--- BEGIN ---

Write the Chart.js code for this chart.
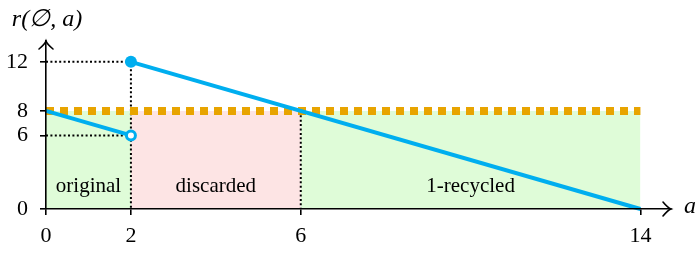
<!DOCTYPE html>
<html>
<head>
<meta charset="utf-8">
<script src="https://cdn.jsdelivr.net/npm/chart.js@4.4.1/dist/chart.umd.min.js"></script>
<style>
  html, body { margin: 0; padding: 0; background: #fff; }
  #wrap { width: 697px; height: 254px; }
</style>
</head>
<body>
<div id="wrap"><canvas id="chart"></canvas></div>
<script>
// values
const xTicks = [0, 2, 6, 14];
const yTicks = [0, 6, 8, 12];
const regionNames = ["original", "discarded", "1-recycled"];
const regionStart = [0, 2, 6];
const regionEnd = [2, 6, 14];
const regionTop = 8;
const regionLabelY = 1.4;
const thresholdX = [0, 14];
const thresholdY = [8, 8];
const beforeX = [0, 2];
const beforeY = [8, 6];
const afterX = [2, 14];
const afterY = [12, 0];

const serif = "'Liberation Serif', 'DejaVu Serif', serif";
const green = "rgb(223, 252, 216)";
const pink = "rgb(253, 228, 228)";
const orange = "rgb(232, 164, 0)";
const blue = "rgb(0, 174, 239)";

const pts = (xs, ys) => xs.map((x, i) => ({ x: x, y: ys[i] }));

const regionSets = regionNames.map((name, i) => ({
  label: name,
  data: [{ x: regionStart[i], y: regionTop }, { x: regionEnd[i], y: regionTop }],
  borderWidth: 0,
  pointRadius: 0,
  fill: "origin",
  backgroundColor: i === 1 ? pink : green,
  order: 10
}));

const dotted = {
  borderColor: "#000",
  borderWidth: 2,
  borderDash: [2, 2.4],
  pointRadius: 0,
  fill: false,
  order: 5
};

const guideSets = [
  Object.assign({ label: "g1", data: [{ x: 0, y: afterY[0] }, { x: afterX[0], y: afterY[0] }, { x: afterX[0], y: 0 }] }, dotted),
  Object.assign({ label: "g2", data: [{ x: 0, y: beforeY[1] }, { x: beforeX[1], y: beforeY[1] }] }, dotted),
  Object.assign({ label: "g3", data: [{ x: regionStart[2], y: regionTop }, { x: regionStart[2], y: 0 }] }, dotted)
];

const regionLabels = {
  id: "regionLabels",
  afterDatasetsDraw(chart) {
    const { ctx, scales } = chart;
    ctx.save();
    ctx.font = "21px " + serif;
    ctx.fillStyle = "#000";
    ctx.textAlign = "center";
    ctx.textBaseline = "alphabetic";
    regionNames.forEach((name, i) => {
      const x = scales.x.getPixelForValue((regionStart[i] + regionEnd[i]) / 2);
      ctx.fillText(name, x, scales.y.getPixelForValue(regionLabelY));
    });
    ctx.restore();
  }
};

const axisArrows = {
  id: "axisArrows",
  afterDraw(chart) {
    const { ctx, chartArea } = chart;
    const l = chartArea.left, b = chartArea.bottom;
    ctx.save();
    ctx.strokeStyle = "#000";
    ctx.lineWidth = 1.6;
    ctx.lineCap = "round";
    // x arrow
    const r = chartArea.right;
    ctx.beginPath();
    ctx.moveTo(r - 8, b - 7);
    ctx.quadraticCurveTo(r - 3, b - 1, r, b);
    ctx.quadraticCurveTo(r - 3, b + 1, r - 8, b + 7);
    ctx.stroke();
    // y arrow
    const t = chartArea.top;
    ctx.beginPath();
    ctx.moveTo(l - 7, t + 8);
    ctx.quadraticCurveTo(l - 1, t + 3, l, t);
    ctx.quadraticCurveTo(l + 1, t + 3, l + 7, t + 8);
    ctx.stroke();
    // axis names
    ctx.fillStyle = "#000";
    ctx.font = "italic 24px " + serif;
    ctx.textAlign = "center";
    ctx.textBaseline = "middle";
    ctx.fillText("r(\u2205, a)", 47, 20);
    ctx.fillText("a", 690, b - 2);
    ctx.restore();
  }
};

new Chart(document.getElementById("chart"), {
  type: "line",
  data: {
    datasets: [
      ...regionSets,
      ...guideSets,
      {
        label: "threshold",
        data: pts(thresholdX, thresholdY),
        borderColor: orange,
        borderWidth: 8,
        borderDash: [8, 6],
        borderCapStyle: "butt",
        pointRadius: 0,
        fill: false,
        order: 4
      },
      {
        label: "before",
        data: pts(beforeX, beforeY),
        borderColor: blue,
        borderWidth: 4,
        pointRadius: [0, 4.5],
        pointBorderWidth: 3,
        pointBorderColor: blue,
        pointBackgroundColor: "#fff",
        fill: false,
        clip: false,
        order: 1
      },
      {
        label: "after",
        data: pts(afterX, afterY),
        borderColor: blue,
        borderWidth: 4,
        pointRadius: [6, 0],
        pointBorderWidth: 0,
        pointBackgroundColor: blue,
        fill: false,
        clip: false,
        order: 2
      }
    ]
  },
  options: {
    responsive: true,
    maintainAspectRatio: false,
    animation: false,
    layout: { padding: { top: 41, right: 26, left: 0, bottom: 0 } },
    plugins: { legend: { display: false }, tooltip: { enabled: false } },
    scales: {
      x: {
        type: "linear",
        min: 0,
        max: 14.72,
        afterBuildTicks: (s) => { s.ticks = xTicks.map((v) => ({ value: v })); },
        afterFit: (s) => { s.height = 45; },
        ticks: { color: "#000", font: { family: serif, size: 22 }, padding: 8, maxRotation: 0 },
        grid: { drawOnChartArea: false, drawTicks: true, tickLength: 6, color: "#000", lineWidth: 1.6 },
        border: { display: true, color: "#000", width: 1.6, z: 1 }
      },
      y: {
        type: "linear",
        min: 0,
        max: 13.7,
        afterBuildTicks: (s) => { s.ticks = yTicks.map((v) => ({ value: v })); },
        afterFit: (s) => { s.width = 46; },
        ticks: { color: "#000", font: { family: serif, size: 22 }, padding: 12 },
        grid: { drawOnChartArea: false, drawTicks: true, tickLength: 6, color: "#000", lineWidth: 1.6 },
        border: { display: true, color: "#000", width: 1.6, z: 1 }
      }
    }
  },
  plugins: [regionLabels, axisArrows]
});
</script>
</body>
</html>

--- END ---
--- BEGIN ---

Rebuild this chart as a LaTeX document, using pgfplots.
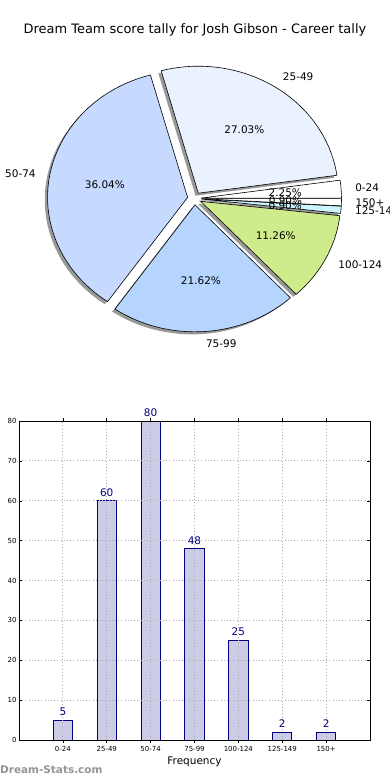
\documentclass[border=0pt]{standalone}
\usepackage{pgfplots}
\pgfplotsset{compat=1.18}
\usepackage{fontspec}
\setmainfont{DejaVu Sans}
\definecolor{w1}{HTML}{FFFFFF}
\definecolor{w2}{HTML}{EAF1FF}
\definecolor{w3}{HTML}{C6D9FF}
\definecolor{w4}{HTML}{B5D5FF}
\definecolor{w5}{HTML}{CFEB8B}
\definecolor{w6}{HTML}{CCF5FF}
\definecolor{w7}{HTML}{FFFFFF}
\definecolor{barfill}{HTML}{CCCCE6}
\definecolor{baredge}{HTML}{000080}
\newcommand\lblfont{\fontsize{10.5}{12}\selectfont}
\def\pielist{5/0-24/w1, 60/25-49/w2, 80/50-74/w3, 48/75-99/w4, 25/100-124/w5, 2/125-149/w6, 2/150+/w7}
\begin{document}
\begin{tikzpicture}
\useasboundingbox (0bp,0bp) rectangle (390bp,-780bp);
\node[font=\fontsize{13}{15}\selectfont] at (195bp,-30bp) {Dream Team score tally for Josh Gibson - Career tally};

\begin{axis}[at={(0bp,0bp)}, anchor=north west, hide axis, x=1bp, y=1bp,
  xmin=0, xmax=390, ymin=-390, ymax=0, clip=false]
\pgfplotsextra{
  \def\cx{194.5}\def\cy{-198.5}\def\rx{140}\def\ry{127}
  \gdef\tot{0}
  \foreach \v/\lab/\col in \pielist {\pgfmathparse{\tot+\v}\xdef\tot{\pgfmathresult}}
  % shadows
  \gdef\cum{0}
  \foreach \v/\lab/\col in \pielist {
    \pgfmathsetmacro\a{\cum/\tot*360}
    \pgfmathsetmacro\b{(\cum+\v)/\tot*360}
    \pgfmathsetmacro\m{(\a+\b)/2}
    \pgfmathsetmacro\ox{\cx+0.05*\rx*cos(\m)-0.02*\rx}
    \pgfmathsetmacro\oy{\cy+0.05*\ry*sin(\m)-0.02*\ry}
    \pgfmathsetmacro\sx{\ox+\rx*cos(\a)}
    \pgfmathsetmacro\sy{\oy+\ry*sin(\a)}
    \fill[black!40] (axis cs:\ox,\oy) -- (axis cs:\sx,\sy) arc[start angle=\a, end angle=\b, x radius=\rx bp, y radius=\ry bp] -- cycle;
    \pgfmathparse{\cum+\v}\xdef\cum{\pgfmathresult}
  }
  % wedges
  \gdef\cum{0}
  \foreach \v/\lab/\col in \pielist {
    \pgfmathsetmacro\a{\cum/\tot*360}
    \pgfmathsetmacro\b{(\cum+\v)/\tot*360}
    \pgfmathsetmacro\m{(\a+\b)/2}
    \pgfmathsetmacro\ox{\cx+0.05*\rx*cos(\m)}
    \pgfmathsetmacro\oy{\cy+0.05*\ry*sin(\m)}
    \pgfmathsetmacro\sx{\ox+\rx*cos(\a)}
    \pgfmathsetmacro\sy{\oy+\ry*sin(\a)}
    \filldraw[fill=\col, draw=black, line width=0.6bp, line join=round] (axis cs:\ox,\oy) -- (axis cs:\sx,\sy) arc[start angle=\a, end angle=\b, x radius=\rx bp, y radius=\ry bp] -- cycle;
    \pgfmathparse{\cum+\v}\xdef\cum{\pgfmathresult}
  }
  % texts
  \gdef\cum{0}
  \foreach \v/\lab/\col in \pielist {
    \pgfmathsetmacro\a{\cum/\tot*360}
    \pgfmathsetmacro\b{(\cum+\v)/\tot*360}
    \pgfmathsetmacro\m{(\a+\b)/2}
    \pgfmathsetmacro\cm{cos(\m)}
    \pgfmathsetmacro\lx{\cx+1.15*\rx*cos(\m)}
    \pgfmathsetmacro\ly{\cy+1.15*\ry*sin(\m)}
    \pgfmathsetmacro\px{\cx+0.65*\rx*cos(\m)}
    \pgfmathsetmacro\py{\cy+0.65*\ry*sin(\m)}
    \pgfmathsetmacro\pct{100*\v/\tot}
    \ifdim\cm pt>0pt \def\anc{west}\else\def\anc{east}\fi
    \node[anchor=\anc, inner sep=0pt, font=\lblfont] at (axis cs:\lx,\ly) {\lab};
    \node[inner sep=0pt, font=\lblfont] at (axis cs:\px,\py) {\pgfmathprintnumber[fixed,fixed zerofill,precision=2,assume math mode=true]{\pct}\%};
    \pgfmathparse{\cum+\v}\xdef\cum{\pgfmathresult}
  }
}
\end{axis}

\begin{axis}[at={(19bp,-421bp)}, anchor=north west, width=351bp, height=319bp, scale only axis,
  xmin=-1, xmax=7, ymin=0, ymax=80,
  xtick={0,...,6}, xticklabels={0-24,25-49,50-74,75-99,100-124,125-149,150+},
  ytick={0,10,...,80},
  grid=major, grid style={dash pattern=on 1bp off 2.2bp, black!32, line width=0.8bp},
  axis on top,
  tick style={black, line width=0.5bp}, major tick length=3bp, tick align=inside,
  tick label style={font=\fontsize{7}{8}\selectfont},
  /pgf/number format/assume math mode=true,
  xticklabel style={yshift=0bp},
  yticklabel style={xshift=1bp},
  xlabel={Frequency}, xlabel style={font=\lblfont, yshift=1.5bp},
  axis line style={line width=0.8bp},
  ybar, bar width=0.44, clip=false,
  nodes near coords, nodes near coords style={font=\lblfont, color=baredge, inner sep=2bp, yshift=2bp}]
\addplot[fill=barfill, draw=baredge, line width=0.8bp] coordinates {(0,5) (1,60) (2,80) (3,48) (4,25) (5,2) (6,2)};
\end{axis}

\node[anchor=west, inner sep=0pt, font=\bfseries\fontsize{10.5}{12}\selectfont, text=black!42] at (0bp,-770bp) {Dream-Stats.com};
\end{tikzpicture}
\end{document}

--- END ---

[Instruction] Check each line of the entries above for the word "this". List the ones that have it.

[Reply]
Write the Chart.js code for this chart.
Rebuild this chart as a LaTeX document, using pgfplots.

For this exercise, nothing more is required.